The great Iqbal said, “Islam is not a religion, it is DEEN (System of Life) that can be realized only in an independent land of our own. I propose that geographical contiguous units with a majority of Muslim population in the northwest region of India [Punjab, Sindh, NW Frontier Province (now Khyber Pakhtoonkha) and Baluchistan] must be united as an independent homeland for Muslims. I see it as DESTINY for the Muslims of India. That will preserve our religious and cultural identity and enable us to erase the blots and blemishes stamped on Islam through centuries of Arab Imperialism. This will also bring Islam in congruence with modern time. Rule of the Qur’an will bring back the glory of the pristine Islam that our exalted Prophet and his companions had established in the 7th century. No other political or constitutional plan would be workable and no maneuvering will be acceptable to Muslims.”
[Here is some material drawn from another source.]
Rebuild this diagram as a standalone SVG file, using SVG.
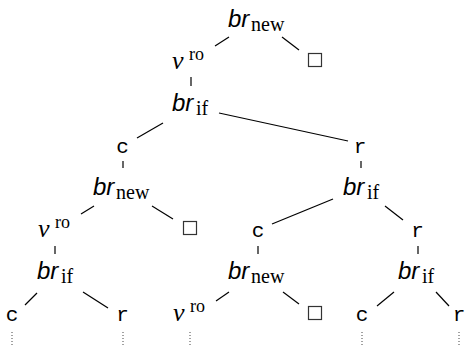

A very large band of Deoband Ulema, Ahrar, Barelvi Jamaat, and most of all Jamaat Islami, strongly opposed the creation of an Islamic state in India. They said that Muslims had all the freedom for carrying on their daily rituals and rites even under the British rule and the status would stay as it is when the British leave and Hindus starting ruling India.
Allama replied they did not know the difference between Mazhab (private relationship with Allah) and DEEN (Divinely Prescribed System of Life).
MULLAH KO JO HAE HINDD MEIN SAJDAY KI IJAZAT
NADAAN SAMAJHTA HAE KEH ISLAM HAE AZAD
[Since the Mullah is permitted to do prostrations, the feeble-minded thinks that Islam is free.]
M.A. Jinnah in London strongly agreed with Iqbal and derived a tremendous inspiration from him.